United Press International

Chris Mullin’s former coach and current general manager agree that the former star of St. John’s basketball team will make the transition to the National Basketball Assn. because of a combination of skills and intangibles.

Mullin is a 6-foot-6 swing man who led St. John’s to a 27-3 record last season. His coach Lou Carnesecca.

Mullin was a first-round draft choice of the Golden State Warriors in the NBA draft.

“When Mullin was a kid they told him ‘Forget about basketball, you can’t run and you can’t jump,’ ” Carnesecca said. “At Power Memorial High School when he was All-New York City, they said ‘He can’t run and he can’t jump.’ When he was a star at St. John’s they said, ‘He can’t run and he can’t jump.’

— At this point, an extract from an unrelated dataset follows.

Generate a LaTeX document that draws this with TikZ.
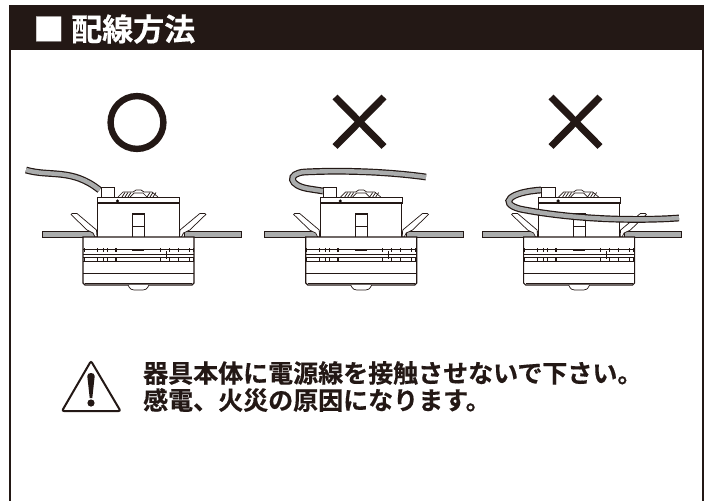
\documentclass[tikz,border=0pt]{standalone}
\usepackage{fontspec}
\newfontfamily\jpfont{Noto Sans CJK JP}[BoldFont={Noto Sans CJK JP Bold},BoldFeatures={FakeBold=0.45}]
\usetikzlibrary{positioning}
\definecolor{inkblack}{RGB}{35,24,21}
\definecolor{cablegray}{RGB}{170,172,172}
\tikzset{
  thinline/.style={ draw=inkblack, line width=0.7pt },
  bodyline/.style={ draw=inkblack, line width=1.2pt },
  ceiling/.style={ draw=inkblack, fill=cablegray, line width=0.8pt },
  cable/.style={ draw=inkblack, line width=1.2pt, double=cablegray, double distance=4.4pt },
  cross/.style={ draw=inkblack, line width=7pt },
  title/.style={ text=white, anchor=west, font=\jpfont\bfseries\fontsize{31}{31}\selectfont, inner sep=0pt },
  notice/.style={ text=inkblack, anchor=west, font=\jpfont\bfseries\fontsize{25}{25}\selectfont, inner sep=0pt }
}
\begin{document}
\begin{tikzpicture}[x=1pt, y=-1pt]
        \useasboundingbox (0, 0) rectangle (710, 501);
        \fill[white] (0, 0) rectangle (710, 501);
        % frame
        \draw[inkblack, line width=2pt] (10, 50) -- (10, 501);
        \draw[inkblack, line width=2pt] (703, 50) -- (703, 501);
        \fill[inkblack] (9, 5) rectangle (703.5, 50);
        \node[title] (head) at (33, 29) {■ 配線方法};
        % marks
        \draw[inkblack, line width=6.4pt] (137, 122.5) circle (26.4);
        \foreach \mx in {359.5, 575.5} {
          \draw[cross] (\mx-24.5, 97) -- (\mx+24.5, 146.5);
          \draw[cross] (\mx-24.5, 146.5) -- (\mx+24.5, 97);
        }
        % the three fittings
        \foreach \dx in {0, 222.7, 440.6} {
          \begin{scope}[xshift=\dx]
            \draw[ceiling] (42, 231.5) rectangle (97, 237.5);
            \draw[ceiling] (184, 231.5) rectangle (241, 237.5);
            % clips
            \draw[thinline, fill=white] (71, 214.5) -- (72, 213.5) -- (77, 213.5) -- (96.5, 230) -- (97, 237) -- (95, 237) -- (93, 233) -- (87, 230) -- cycle;
            \draw[thinline, fill=white] (205.8, 214.5) -- (204.8, 213.5) -- (199.8, 213.5) -- (180, 230) -- (179.5, 237) -- (181.5, 237) -- (183.5, 233) -- (189.8, 230) -- cycle;
            % upper box
            \draw[thinline] (97.5, 203) rectangle (179, 237);
            \draw[thinline] (101, 197) rectangle (114, 187);
            \draw[bodyline, fill=white] (97.5, 197.5) rectangle (179.5, 203);
            \draw[inkblack, fill=black] (117.5, 201) circle (1.4);
            % dome
            \draw[thinline] (118, 197) -- (123, 192) -- (133, 192) -- (136, 190) -- (141, 190) -- (144, 192) -- (152, 192) -- (158, 197);
            \foreach \fx in {122, 125, 128, 147, 150, 153} {
              \draw[thinline] (\fx, 197) -- (\fx+3, 192.5);
            }
            \draw[thinline] (130, 197) -- (134, 193) -- (143, 193) -- (147, 197);
            % window
            \draw[thinline] (132.5, 213.5) rectangle (144.5, 237);
            \draw[thinline] (132.5, 226) -- (144.5, 226);
            \draw[bodyline] (132.5, 214) -- (144.5, 214);
            % lower body
            \draw[bodyline, fill=white] (83, 237) -- (83, 283) -- (85, 285) -- (192, 285) -- (194, 283) -- (194, 237) -- cycle;
            \foreach \ly in {249.5, 254.5, 257.5, 261.5, 273.5} {
              \draw[bodyline] (83, \ly) -- (194, \ly);
            }
            \draw[inkblack, line width=2pt] (132, 250) -- (144, 250);
            \draw[thinline] (85, 283) -- (192, 283);
            \foreach \vx in {84, 97, 103, 107, 115, 116, 160, 169, 178, 189, 193} {
              \draw[thinline] (\vx, 248) -- (\vx, 252);
              \draw[thinline] (\vx, 258) -- (\vx, 262);
            }
            \draw[thinline] (166, 251) -- (166, 259);
            % bottom cap
            \draw[thinline, fill=white] (128, 285) .. controls (130, 289.5) and (132, 290) .. (134, 290) -- (143, 290) .. controls (145, 290) and (147, 289.5) .. (149, 285);
          \end{scope}
        }
        % cables
        \draw[cable] (26, 170) .. controls (50, 177) and (72, 168) .. (99.5, 190);
        \draw[cable] (323, 191) -- (310, 189) .. controls (288, 186) and (287, 173) .. (305, 172) .. controls (345, 170) and (390, 172) .. (426, 177);
        \draw[thinline, fill=white] (541.5, 187) rectangle (555, 197);
        \draw[cable] (541, 190) .. controls (510, 192) and (498, 203) .. (520, 209) .. controls (560, 217) and (620, 222) .. (679, 218);
        % caution
        \draw[inkblack, line width=2pt, rounded corners=2pt] (91, 361) -- (120.5, 411) -- (62, 411) -- cycle;
        \fill[inkblack] (87.3, 376) .. controls (87.3, 372) and (94.7, 372) .. (94.7, 376) -- (92.3, 398) -- (89.7, 398) -- cycle;
        \fill[inkblack] (91, 403) circle (3.6);
        \node[notice] (line1) at (143, 373) {器具本体に電源線を接触させないで下さい。};
        \node[notice] (line2) at (143, 400) {感電、火災の原因になります。};
      \end{tikzpicture}
\end{document}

“Then he was voted All-America plus such honors as a member of the Pan American and Olympic squads and he was drafted into the NBA,” Carnesecca added. “And now they’re saying around the NBA, ‘Can you imagine if Chris could only run or jump.’ ”

Warrior General Manager Al Attles said the transition from college ranks to the NBA is difficult for any athlete and that Mullin will be entering a new world of 7-foot giants.

“He is going to the best basketball competition in the world,” said Attles. “Like anyone else he will have to make adjustments.

“But he has three qualities that will enable him to do that. First, he understands how to play. Second, he can pass the ball. And, third, he can shoot the ball.”

Attles said a comparison across eras with Bob Cousy, one of the Boston Celtics’ greatest stars in the 1940s, was reasonable.

“He does some things like Cousy,” Attles said. “Cousy handled the ball better but Chris is a better shooter. The biggest thing about him is that he understands the game. It’s the biggest thing a lot of people don’t understand. “It means he can compensate and adjust.”


Attles also squashed reports that the Warriors were thinking of trading Mullin to the New York Knicks or another Eastern team.

“New York fans will see him as an opponent,” Attles said. “We have plans for him for many years.”